Espagne: un million de foyers en difficultés de paiement des factures d’eau en 2013

AEAS, l'Association espagnole de l'approvisionnement en eau et de l'assainissement reconnaît qu'en Espagne 970 000 foyers ont reçu un avis de coupure d'eau durant la dernière année. AEAS extrapole ce chiffre à partir d'une enquête portant sur 100 000 compteurs d'eau. Selon AEAS, pour ces 100 000 compteurs, il y aurait eu 5128 avis de coupure d'eau et 180 finalement exécutés.

Si ces chiffres sont justes, cela représenterait le double des calculs effectués par les organisations de défense de l’eau comme droit humain. Elles ont lancé cette année une campagne alertant sur le fait qu’un demi-million de foyers sont dans l’impossibilité de payer leur facture en Espagne. De fait, dans la logique des chiffres de l’AEAS, 50 000 foyers seraient sous la menace de coupures préventives d’eau, soit 3 500 familles privées d’accès à l’eau potable chaque mois.

Selon la juriste Maria Jiménez, cette situation vient du fait que “les mairies n’assument plus leurs fonctions lorsqu’elles décident de privatiser la gestion de l’eau. Elle rappelle que “la réglementation sur les coupures ne dépend pas de l’entreprise délégataire mais de la municipalité.” Elle met l’accent sur des situations “parvenues à [sa] connaissance” d’entreprises qui fournissent au conseil municipal un règlement qui autorise la coupure de l’eau, “ce qui est admis sans difficulté par les représentants politiques”.

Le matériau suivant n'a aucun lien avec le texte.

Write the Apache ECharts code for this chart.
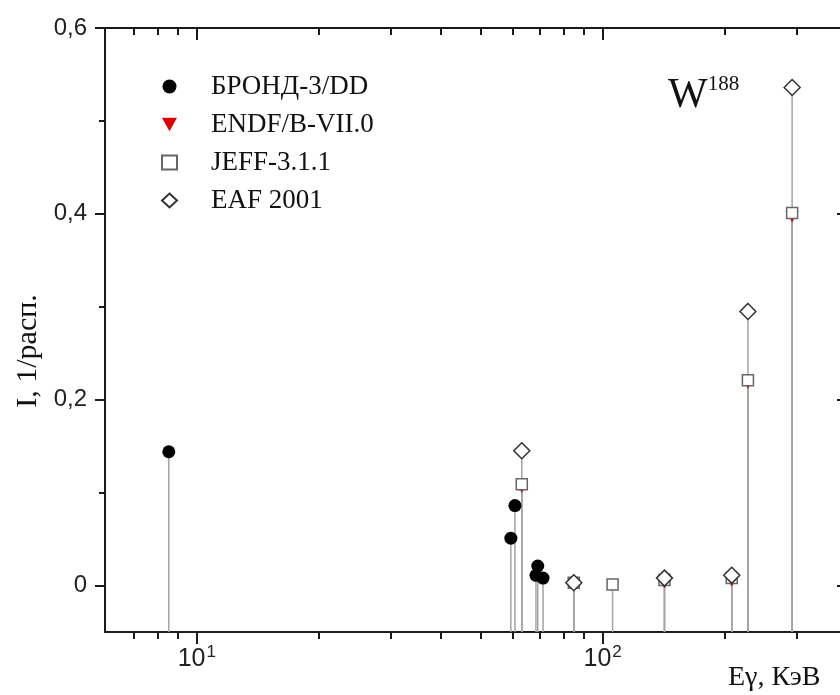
<!DOCTYPE html>
<html><head><meta charset="utf-8">
<script src="https://cdn.jsdelivr.net/npm/echarts@6/dist/echarts.min.js"></script>
<style>html,body{margin:0;padding:0;background:#fff;overflow:hidden;width:840px;height:695px}#c{width:850px;height:695px}</style>
</head><body><div id="c"></div>
<script>
// ---- data (gamma energy, keV ; intensity, 1/decay) ----
const brondE = [8.53, 59.4, 60.8, 68.5, 69.2, 71.3];
const brondI = [0.144, 0.051, 0.086, 0.011, 0.021, 0.008];
const endfE  = [63.2, 84.9, 142, 208, 228, 293];
const endfI  = [0.106, 0.002, 0.003, 0.005, 0.218, 0.397];
const jeffE  = [63.2, 84.9, 105.8, 142, 208, 228, 293];
const jeffI  = [0.109, 0.003, 0.001, 0.006, 0.008, 0.221, 0.401];
const eafE   = [63.2, 84.9, 142, 208, 228, 293];
const eafI   = [0.145, 0.003, 0.008, 0.011, 0.295, 0.536];
const seriesNames = ['БРОНД-3/DD', 'ENDF/B-VII.0', 'JEFF-3.1.1', 'EAF 2001'];
const xMajorTicks = [10, 100];
const xMinorTicks = [7, 8, 9, 20, 30, 40, 50, 60, 70, 80, 90, 200, 300];
const yMajorTicks = [0, 0.2, 0.4, 0.6];
const yMinorTicks = [0.1, 0.3, 0.5];
const yTickLabels = {0: '0', 0.2: '0,2', 0.4: '0,4', 0.6: '0,6'};
const X_MIN = 5.94, X_MAX = 400, Y_MIN = -0.05, Y_MAX = 0.6;

const pairs = (xs, ys) => xs.map((x, i) => [x, ys[i]]);
const serif = 'Liberation Serif';
const sans = 'Liberation Sans';
const axisColor = '#1a1a1a';

function xAxisDef(grid, pos, ticks, len, inside, showLine, showLabels) {
  return {
    type: 'log', logBase: 10, min: X_MIN, max: X_MAX, gridIndex: grid, position: pos,
    axisLine: {show: showLine, onZero: false, lineStyle: {color: axisColor, width: 2}},
    axisTick: {show: true, customValues: ticks, length: len, inside: inside, lineStyle: {color: axisColor, width: 2}},
    axisLabel: showLabels ? {
      show: true, customValues: xMajorTicks, margin: 12,
      formatter: v => '{a|10}{b|' + Math.round(Math.log10(v)) + '}',
      rich: {
        a: {fontFamily: sans, fontSize: 25, color: '#222'},
        b: {fontFamily: sans, fontSize: 17, color: '#222', padding: [0, 0, 14, 1]}
      }
    } : {show: false},
    splitLine: {show: false}, minorTick: {show: false}
  };
}
function yAxisDef(grid, pos, ticks, len, inside, showLine, showLabels, withName) {
  const a = {
    type: 'value', min: Y_MIN, max: Y_MAX, gridIndex: grid, position: pos,
    axisLine: {show: showLine, onZero: false, lineStyle: {color: axisColor, width: 2}},
    axisTick: {show: true, customValues: ticks, length: len, inside: inside, lineStyle: {color: axisColor, width: 2}},
    axisLabel: showLabels ? {
      show: true, customValues: yMajorTicks, margin: 18,
      formatter: v => yTickLabels[Math.round(v * 10) / 10],
      fontFamily: sans, fontSize: 24, color: '#222'
    } : {show: false},
    splitLine: {show: false}
  };
  if (withName) {
    Object.assign(a, {
      name: 'I, 1/расп.', nameLocation: 'middle', nameRotate: 90, nameGap: 60,
      nameTextStyle: {fontFamily: serif, fontSize: 30, color: '#111', padding: [0, 42, 0, 0]}
    });
  }
  return a;
}

function stemSeries(data) {
  return {
    type: 'custom', xAxisIndex: 0, yAxisIndex: 0, z: 1, silent: true,
    data: data, encode: {x: 0, y: 1},
    renderItem: (params, api) => {
      const top = api.coord([api.value(0), api.value(1)]);
      const bot = api.coord([api.value(0), Y_MIN]);
      return {type: 'line', shape: {x1: top[0], y1: top[1], x2: bot[0], y2: bot[1]},
              style: {stroke: '#a3a3a3', lineWidth: 1.5}};
    }
  };
}

const brond = pairs(brondE, brondI), endf = pairs(endfE, endfI), jeff = pairs(jeffE, jeffI), eaf = pairs(eafE, eafI);

const option = {
  animation: false,
  backgroundColor: '#fff',
  grid: [
    {left: 105, top: 28, right: 3, bottom: 63},
    {left: 105, top: 28, right: 3, bottom: 63}
  ],
  xAxis: [
    xAxisDef(0, 'bottom', xMajorTicks, 12, false, true, true),
    xAxisDef(0, 'top', xMajorTicks, 12, true, true, false),
    xAxisDef(1, 'bottom', xMinorTicks, 7, false, false, false),
    xAxisDef(1, 'top', xMinorTicks, 7, true, false, false)
  ],
  yAxis: [
    yAxisDef(0, 'left', yMajorTicks, 10, false, true, true, true),
    yAxisDef(0, 'right', yMajorTicks, 10, true, true, false, false),
    yAxisDef(1, 'left', yMinorTicks, 6, false, false, false, false),
    yAxisDef(1, 'right', yMinorTicks, 6, true, false, false, false)
  ],
  legend: {
    data: seriesNames, orient: 'vertical', left: 156, top: 68,
    itemWidth: 15, itemHeight: 14, itemGap: 11,
    textStyle: {fontFamily: serif, fontSize: 27, color: '#111', padding: [0, 0, 0, 29]},
    selectedMode: false
  },
  graphic: [
    {type: 'text', left: 668, top: 74, style: {
      text: '{w|W}{s|188}',
      rich: {
        w: {fontFamily: serif, fontSize: 42, fill: '#111'},
        s: {fontFamily: serif, fontSize: 21, fill: '#111', padding: [0, 0, 22, 0]}
      }}},
    {type: 'text', left: 728, top: 664, style: {text: 'Eγ, КэВ', fontFamily: serif, fontSize: 28, fill: '#111'}}
  ],
  series: [
    stemSeries(brond), stemSeries(endf), stemSeries(jeff), stemSeries(eaf),
    {name: seriesNames[0], type: 'scatter', data: brond, symbol: 'circle', symbolSize: 13, z: 3,
     itemStyle: {color: '#000', opacity: 1}},
    {name: seriesNames[1], type: 'scatter', data: endf, symbol: 'path://M0,0L10,0L5,9Z', symbolKeepAspect: true, symbolSize: 13, z: 4,
     itemStyle: {color: '#e00000', opacity: 1}},
    {name: seriesNames[2], type: 'scatter', data: jeff, symbol: 'rect', symbolSize: 11, z: 5,
     itemStyle: {color: '#fff', borderColor: '#666', borderWidth: 1.5, opacity: 1}},
    {name: seriesNames[3], type: 'scatter', data: eaf, symbol: 'diamond', symbolSize: [16, 16], z: 6,
     itemStyle: {color: '#fff', borderColor: '#333', borderWidth: 1.5, opacity: 1}}
  ]
};
const chart = echarts.init(document.getElementById('c'), null, {renderer: 'canvas'});
chart.setOption(option);
</script></body></html>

La juriste critique aussi le fait que les entreprises “donnent des fonds à des associations comme Caritas ou la Croix rouge” pour empêcher les coupures. “C’est une mesure d’assistanat qui ne règle pas la question du droit universel à l’accès à l’eau, c’est une façon de privatiser la pauvreté”,  dit-elle.

Le président de l’AEAS, Fernando Morcillo, refuse que soit appliqué le concept de “pauvreté hydrique” à l’Espagne, car “le secteur dispose de mécanismes d’action sociale qui assurent le respect du droit à l’eau”. Les entreprises délégataires de la gestion du service public de l’eau potable ont présenté aujourd’hui une nouvelle enquête sur la distribution de l’eau et l’assainissement en Espagne. Elles y soulignent que c’est le manque d’investissements publics qui “est responsable de la détérioration des infrastructures de l’eau”. Pour ce qui est des coupures d’eau, elles se défendent en soutenant qu’il faudrait en Espagne environ 5 500 aides sociales (concernant 14 000 personnes) pour régler le problème.

Pour Luis Babiano, administrateur de l’Association espagnole des opérateurs publics de l’approvisionnement en eau et d’assainissement (AEOPAS), ces chiffres sont manipulés car les entreprises utilisent ces données pour “nier le problème et ne pas voir les questions de fond”. Et il affirme : “Nous parlons d’un service public et d’un droit de l’homme, ce qui est important, ce n’est pas la coupure d'eau en soi, mais que les gens se sentent menacés s’ils ne peuvent pas payer”.